Europeans push last bid to salvage Iran deal, but work on plan B
PARIS/BRUSSELS – European powers still want to hand Donald Trump next week a plan to save the Iran nuclear deal, but they have also started work on protecting EU-Iranian business ties if the U.S. president makes good on a threat to withdraw, six sources told Reuters.
Trump, who says the 2015 accord is a “disaster”, has all but decided to withdraw by May 12, U.S. officials say, and looks set to reject four months of European efforts to address his concerns.
But France, Britain and Germany aim to present to the White House a separate political agreement that commits to taking a tougher stance on Iran if they can agree it in time with the U.S. State Department, their American interlocutors.
Several of the sources said they were sceptical the effort would succeed, and all said the Europeans were also working on damage limitation scenarios if it fails.
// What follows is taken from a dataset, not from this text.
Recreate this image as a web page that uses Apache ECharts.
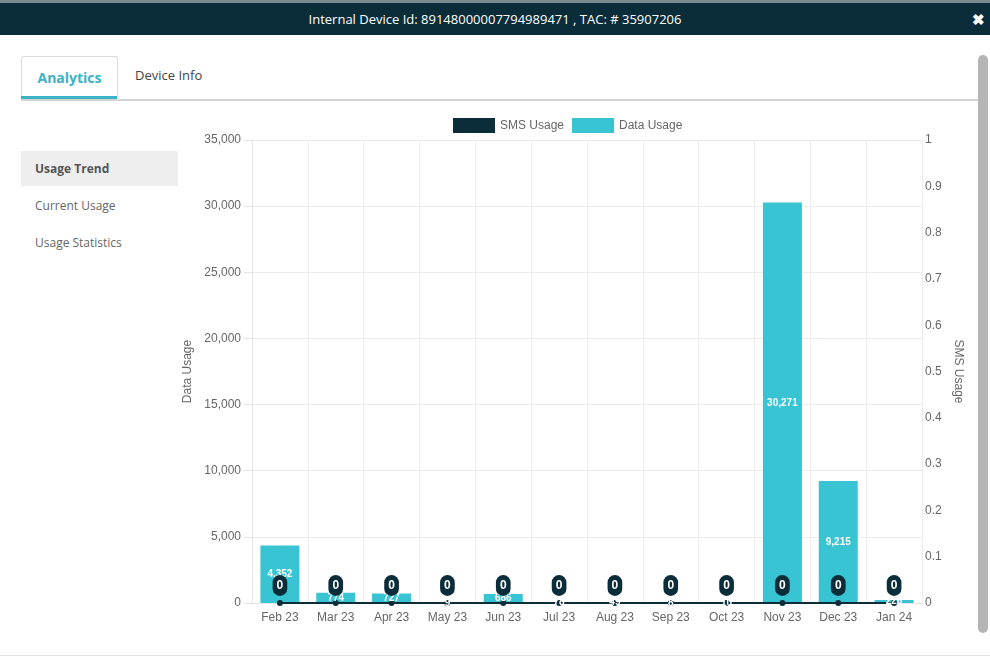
<!DOCTYPE html>
<html>
<head>
<meta charset="utf-8">
<script src="https://cdn.jsdelivr.net/npm/echarts@6/dist/echarts.min.js"></script>
<style>
  html,body{margin:0;padding:0;width:990px;height:659px;overflow:hidden;background:#fff;font-family:"Open Sans",sans-serif;}
  .topstrip{position:absolute;left:0;top:0;width:990px;height:4px;background:#7d8a90;}
  .header{position:absolute;left:0;top:3px;width:990px;height:32px;background:#0b2d3a;color:#fff;font-size:13px;line-height:32px;text-align:center;}
  .close{position:absolute;right:5px;top:3px;height:32px;line-height:32px;color:#fff;font-weight:bold;font-size:15px;}
  .tab{position:absolute;left:21px;top:56px;width:95px;height:41px;border:1px solid #dcdcdc;border-bottom:none;border-radius:3px 3px 0 0;text-align:center;line-height:42px;color:#3ab3c6;font-weight:bold;font-size:14px;}
  .tabline{position:absolute;left:21px;top:96px;width:96px;height:3px;background:#3ab3c6;}
  .tab2{position:absolute;left:135px;top:66px;color:#444;font-size:13px;}
  .hline{position:absolute;left:21px;top:99px;width:957px;height:2px;background:#d3d3d3;}
  .side1{position:absolute;left:21px;top:151px;width:157px;height:35px;background:#eeeeee;color:#555;font-weight:bold;font-size:12px;line-height:35px;text-indent:14px;}
  .side2{position:absolute;left:35px;top:197px;color:#666;font-size:12px;}
  .side3{position:absolute;left:35px;top:234px;color:#666;font-size:12px;}
  .scroll{position:absolute;left:978px;top:55px;width:10px;height:578px;background:#b5b5b5;border-radius:5px;}
  .bline{position:absolute;left:0;top:655px;width:990px;height:1px;background:#e3e3e3;}
  #chart{position:absolute;left:0;top:0;width:990px;height:659px;}
</style>
</head>
<body>
<div class="topstrip"></div>
<div class="header">Internal Device Id: 89148000007794989471 , TAC: # 35907206</div>
<div class="close">&#10006;</div>
<div class="tab">Analytics</div>
<div class="tabline"></div>
<div class="tab2">Device Info</div>
<div class="hline"></div>
<div class="side1">Usage Trend</div>
<div class="side2">Current Usage</div>
<div class="side3">Usage Statistics</div>
<div class="scroll"></div>
<div class="bline"></div>
<div id="chart"></div>
<script>
const categories = ["Feb 23","Mar 23","Apr 23","May 23","Jun 23","Jul 23","Aug 23","Sep 23","Oct 23","Nov 23","Dec 23","Jan 24"];
const dataUsage = [4352, 774, 727, 9, 686, 78, 49, 8, 10, 30271, 9215, 226];
const smsUsage = [0,0,0,0,0,0,0,0,0,0,0,0];
const leftTicks = {min:0, max:35000, interval:5000};
const rightTicks = {min:0, max:1, interval:0.1};

const chart = echarts.init(document.getElementById('chart'), null, {renderer:'canvas'});
const FONT = '"Liberation Sans", Arial, sans-serif';
const TEAL = '#38c4d3', DARK = '#0b2d3a';
chart.setOption({
  animation:false,
  textStyle:{fontFamily:FONT},
  legend:{
    left:448, top:113, itemWidth:42, itemHeight:15, itemGap:8,
    textStyle:{color:'#666', fontSize:12, fontFamily:FONT},
    data:[{name:'SMS Usage', icon:'rect'},{name:'Data Usage', icon:'rect'}]
  },
  grid:{left:252, right:68, top:140, bottom:56, containLabel:false},
  xAxis:{
    type:'category', data:categories,
    axisLine:{show:true, lineStyle:{color:'#e6e6e6'}},
    axisTick:{show:false},
    splitLine:{show:true, lineStyle:{color:'#ececec'}},
    axisLabel:{color:'#666', fontSize:12, margin:9, fontFamily:FONT, interval:0}
  },
  yAxis:[
    {type:'value', min:leftTicks.min, max:leftTicks.max, interval:leftTicks.interval,
     name:'Data Usage', nameLocation:'middle', nameGap:58,
     nameTextStyle:{color:'#666', fontSize:12, fontFamily:FONT},
     axisLine:{show:true, lineStyle:{color:'#e6e6e6'}},
     axisTick:{show:true, length:8, lineStyle:{color:'#e3e3e3'}},
     splitLine:{show:true, lineStyle:{color:'#ececec'}},
     axisLabel:{color:'#666', fontSize:12, margin:11, fontFamily:FONT,
       formatter:v=>v.toLocaleString('en-US')}},
    {type:'value', position:'right', min:rightTicks.min, max:rightTicks.max, interval:rightTicks.interval,
     name:'SMS Usage', nameLocation:'middle', nameGap:28, nameRotate:-90,
     nameTextStyle:{color:'#666', fontSize:12, fontFamily:FONT},
     axisLine:{show:false}, axisTick:{show:false}, splitLine:{show:false},
     axisLabel:{color:'#666', fontSize:12, margin:3, fontFamily:FONT}}
  ],
  series:[
    {name:'Data Usage', type:'bar', yAxisIndex:0, data:dataUsage, barWidth:39, barGap:'-100%',
     itemStyle:{color:TEAL}, z:2},
    {name:'SMS Usage', type:'line', yAxisIndex:1, data:smsUsage, z:3,
     lineStyle:{color:DARK, width:2}, itemStyle:{color:DARK},
     symbol:'circle', symbolSize:6},
    {name:'dataLabels', type:'bar', yAxisIndex:0, data:dataUsage, barWidth:39, barGap:'-100%',
     itemStyle:{color:'rgba(0,0,0,0)'}, z:4, silent:true,
     label:{show:true, position:'inside', color:'#fff', fontSize:10, fontWeight:'bold', fontFamily:FONT,
       formatter:p=>p.value.toLocaleString('en-US')}},
    {name:'smsLabels', type:'line', yAxisIndex:1, data:smsUsage, z:5, silent:true,
     lineStyle:{color:'rgba(0,0,0,0)', width:0}, itemStyle:{color:'rgba(0,0,0,0)', borderWidth:0},
     symbol:'circle', symbolSize:6,
     label:{show:true, position:'top', distance:4, color:'#fff', fontSize:12, fontWeight:'bold',
       backgroundColor:DARK, borderRadius:8, padding:[5,4,4,4], fontFamily:FONT}}
  ]
});
</script>
</body>
</html>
“We have a week to continue talking to the Americans to see if we can find an agreement on the deal,” said a senior European diplomat. “But I don’t think there is any reason to be overly optimistic.”
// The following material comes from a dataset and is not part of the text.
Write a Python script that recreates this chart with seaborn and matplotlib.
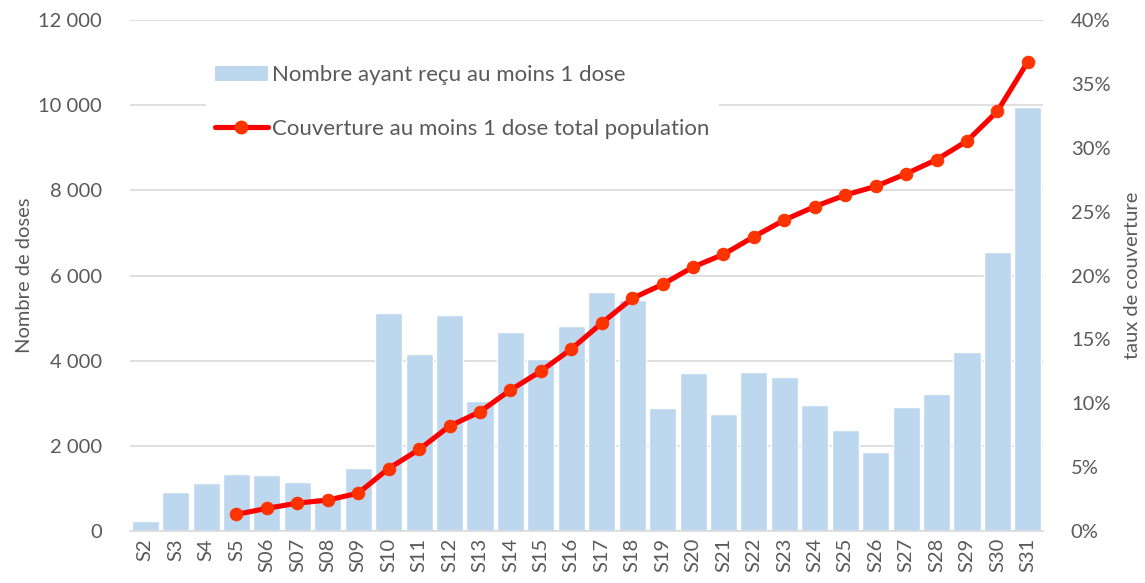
import seaborn as sns
import matplotlib.pyplot as plt
from matplotlib.ticker import FuncFormatter
from matplotlib.patches import Patch
from matplotlib.lines import Line2D
import numpy as np

weeks = ["S2", "S3", "S4", "S5", "S06", "S07", "S08", "S09", "S10", "S11",
         "S12", "S13", "S14", "S15", "S16", "S17", "S18", "S19", "S20", "S21",
         "S22", "S23", "S24", "S25", "S26", "S27", "S28", "S29", "S30", "S31"]
doses = [235, 915, 1120, 1340, 1315, 1150, 790, 1486, 5120, 4155,
         5070, 3052, 4670, 4045, 4820, 5610, 5430, 2880, 3710, 2740,
         3735, 3615, 2958, 2385, 1860, 2905, 3225, 4195, 6545, 9948]
cov_weeks = weeks[3:]
coverage = [1.31, 1.78, 2.19, 2.43, 2.97, 4.9, 6.39, 8.22, 9.34, 11.04,
            12.52, 14.25, 16.28, 18.21, 19.31, 20.67, 21.66, 23.04, 24.35, 25.4,
            26.3, 26.98, 27.97, 29.07, 30.53, 32.86, 36.74]

bar_label = "Nombre ayant reçu au moins 1 dose"
line_label = "Couverture au moins 1 dose total population"

sns.set_theme(style="white")
plt.rcParams["font.family"] = ["Lato", "DejaVu Sans"]
grey = "#595959"
fs = 14.5

fig = plt.figure(figsize=(11.45, 5.83), dpi=100)
ax = fig.add_axes([0.1135, 0.089, 0.7975, 0.8767])
sns.barplot(x=weeks, y=doses, color="#BDD7EE", saturation=1, width=0.89, ax=ax, zorder=2)
ax.set_ylim(0, 12000)
ax.set_yticks(range(0, 12001, 2000))
ax.yaxis.set_major_formatter(FuncFormatter(lambda v, p: f"{int(v):,}".replace(",", " ")))
ax.grid(axis="y", color="#D9D9D9", linewidth=1.2, zorder=0)
ax.set_axisbelow(True)
ax.set_ylabel("Nombre de doses", color=grey, fontsize=fs, labelpad=4)
ax.set_xlim(-0.5, len(weeks) - 0.5)
ax.tick_params(axis="x", rotation=90, labelsize=fs, colors=grey, length=0, pad=5)
ax.tick_params(axis="y", labelsize=fs, colors=grey, length=0, pad=20)
for s in ["left", "right", "top"]:
    ax.spines[s].set_visible(False)
ax.spines["bottom"].set_color("#D9D9D9")
ax.spines["bottom"].set_linewidth(1.2)

ax2 = ax.twinx()
pos = [weeks.index(w) for w in cov_weeks]
sns.lineplot(x=pos, y=coverage, ax=ax2, color="#FF0000", linewidth=3.7,
             marker="o", markersize=9, markerfacecolor="#FF3300",
             markeredgecolor="#FF3300", zorder=3)
ax2.set_ylim(0, 40)
ax2.set_yticks(range(0, 41, 5))
ax2.yaxis.set_major_formatter(FuncFormatter(lambda v, p: f"{int(v)}%"))
ax2.set_ylabel("taux de couverture", color=grey, fontsize=fs, labelpad=10)
ax2.tick_params(axis="y", labelsize=fs, colors=grey, length=0, pad=20)
for s in ["left", "right", "top", "bottom"]:
    ax2.spines[s].set_visible(False)

handles = [Patch(facecolor="#BDD7EE", edgecolor="none"),
           Line2D([0], [0], color="#FF0000", linewidth=3.7, marker="o",
                  markersize=9, markerfacecolor="#FF3300", markeredgecolor="#FF3300")]
leg = ax2.legend(handles, [bar_label, line_label], loc="upper left",
                 bbox_to_anchor=(0.170, 0.922), bbox_transform=fig.transFigure,
                 frameon=True, facecolor="white", edgecolor="none", framealpha=1,
                 fontsize=16, handlelength=2.4, handletextpad=0.2,
                 labelspacing=1.5, borderpad=0.4, fancybox=False)
for t in leg.get_texts():
    t.set_color(grey)

plt.savefig("out.png", dpi=100)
The political agreement, which is a culmination of transatlantic diplomacy, does not include Iran or Russia and China, the other parties to the accord.
It seeks to spell out to Trump that Europe will seek to contain Tehran’s ballistic missile programme, its influence in Syria and Yemen, the terms by which inspectors visit suspect Iranian sites, and “sunset” clauses under which some of its terms expire.
While the Europeans and the Americans have narrowed their differences, they are struggling to agree on how to handle a U.S. desire to extend some of the limits on Iran’s nuclear programme, without reopening the July 2015 accord.
“We’re trying to find the right formulas that respond to the expectations of the Americans, but at the same time do not go against the deal,” said a second senior European diplomat.
In their package for Trump, the Europeans are also grappling with a U.S. desire to make explicit that Iran must give international inspectors access to military sites. The Europeans say this is already implicit in the original deal.
“There’s a U.S. view that the inspection provisions aren’t strong enough, which is not a view that is shared by the Europeans,” said a third diplomat involved in the discussions.
BUYING TIME, CONTINGENCY MEASURES
France’s President Emmanuel Macron and German Chancellor Angela Merkel are continuing to lobby Trump, but with the prospect of him changing his mind remote, the focus has shifted to managing the fallout and avoiding a dangerous vacuum.
Macron in Washington last week proposed that, irrespective of Trump’s decision, there should be a wider discussion between Iran and the powers behind the original deal, which took 12 years to negotiate, working towards a grand bargain.
That would incorporate the existing nuclear deal and the issues currently discussed between Europeans and Americans. But it is hard to see how Iran could be brought back to the table. Tehran says it is abiding by the terms of the 2015 deal and has no intention to renegotiate it.
Iranian Foreign Minister Mohammad Javad Zarif on Thursday rejected any form of renegotiation.
France, Britain and Germany all say they will stay in the deal even if the United States withdraws, and try to protect and foster trade with Iran that has soared since the European Union lifted most of its economic sanctions on Iran.
Iran’s exports of mainly fuel and other energy products to the EU in 2016 jumped 344 percent to 5.5 billion euros (£4.8 billion) compared to the previous year, while investment in Iran jumped to more than 20 billion euros.
If Trump can’t be persuaded not to withdraw, “the second-best solution is to encourage the Americans to … keep conditions that enable our companies in non-oil related sectors to continue to trade,” said a French official.
The German Economy Ministry said it was waiting for a formal U.S. decision on the Iran deal before deciding whether to stop offering German firms export guarantees for business deals with Tehran. Such guarantees provide state protection for companies doing business abroad when foreign debtors fail to pay.
The prospect of trade with Europe would provide the Europeans with a chance to assuage the Iranians, and dissuade them from rash decisions such as leaving the deal or reviving the nuclear activities they agreed to give up.
Countermeasures could include a special EU blocking statute developed in the 1990s but never fully used, to shield European firms doing business with Iran from U.S. legal action if Washington reimposes sanctions.
But EU plans to keep money flowing to Iran would require the United States to approve non-dollar-denominated export credit facilities and other funding support to help firms enter Iran without fear of American legal ramifications.
Two European officials said reviving the blocking statutes would still be mostly a symbolic step to show the Iranians that Europe was committed to the deal. In practice, companies would fear that investing in Iran would harm their commercial interests with the United States.
“These are good ideas to show the Europeans are committed to the agreement, but we think that if they have to choose between Iran and the United States, they will choose the America,” said the senior Iranian official.